In case you did not know, Scandinavian culture has plenty of fantastic trends and traditions. One, the Swedish coffee drinking tradition of fika, seems perfect for this chaotic and worrying times. No wonder its taking over social media right now!
Fika – Not What You’re Used To
Here in America, many simply grab a cup of coffee on the way to work or while at their desk working. Meanwhile, fika is something different. An art form of sorts, the tradition has become a part of everyday life in Sweden. As odd as it sounds, it’s about taking the “break” part of a coffee break seriously. While fika directly translates to “a coffee and cake break,” the Swedish think of it more like a state of mind. It’s about not only enjoying the beverage and a tasty pastry, but also enjoying the time you have and who you spend it with. As such, socializing is the most essential part of the coffee culture.

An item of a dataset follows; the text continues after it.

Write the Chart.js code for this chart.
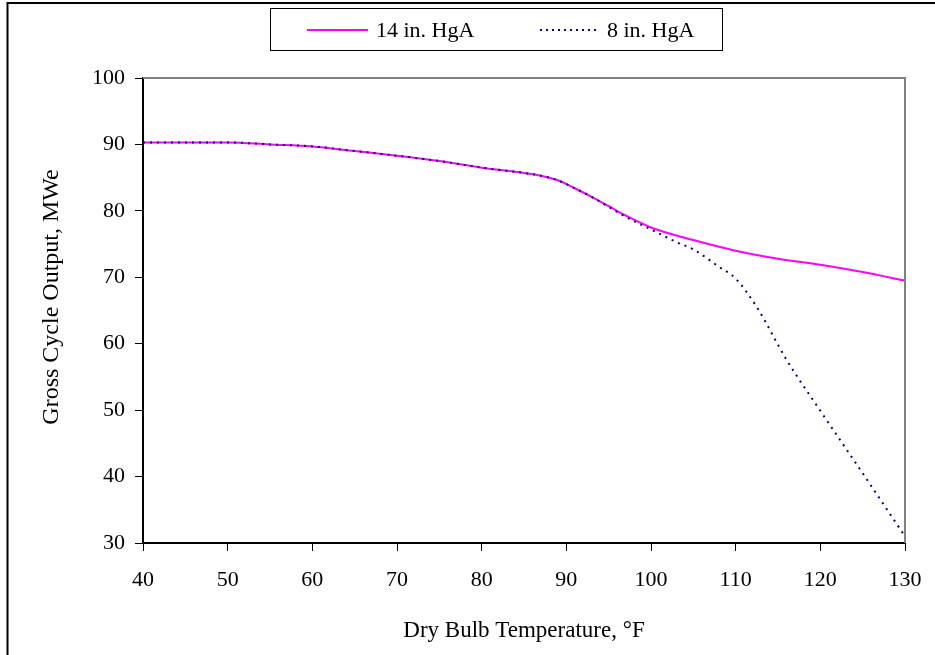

Likewise, it means anyone and everyone can take part in fika! And it doesn’t have to be scheduled. In fact, while fika is technically a noun, many Swedes use it as a verb. It’s not uncommon to hear someone ask, “Do you want to fika?” to one another while heading to the break room. It’s even turned into an official rule, with some Swedish companies establishing official, longer fika breaks. Now, the coffee tradition has become a solace to thousands outside of Sweden…
A Swedish Coffee Tradition for 2020
As fika sessions are both complicated and very simple, the coffee culture has become quite popular in the era of lockdowns and quarantines. Since the entire tradition is centered around socializing, it’s relatively easy to make a plan with friends, grab a coffee, and start a fantastic Zoom fika session. To make the experience authentic, make sure to pick up (or bake) some pastries beforehand! To many Americans, who usually rush to grab a cup of joe in the morning, the entire experience can revolutionize your connection with not only your friends, but also coffee!
Fika has undoubtedly enjoyed a strange journey from cult Swedish tradition to a worldwide phenomenon. Coffee originally came to Sweden in the early 18th century, but did not become an everyday drink until over 100 years later. With time, the popularity of coffee grew rapidly alongside the Swedish population, with pastries called fikabröd often served alongside the drink. From there, the combination of friends, coffee, and fikabröd continued until the tradition became colloquially known as fika in the late 19th century. Now, it’s spread across the world!
If you have been missing friends or looking for a way to reconnect with family, fika might be the perfect solution for you! Just turn on the coffee maker and fire up the Zoom call!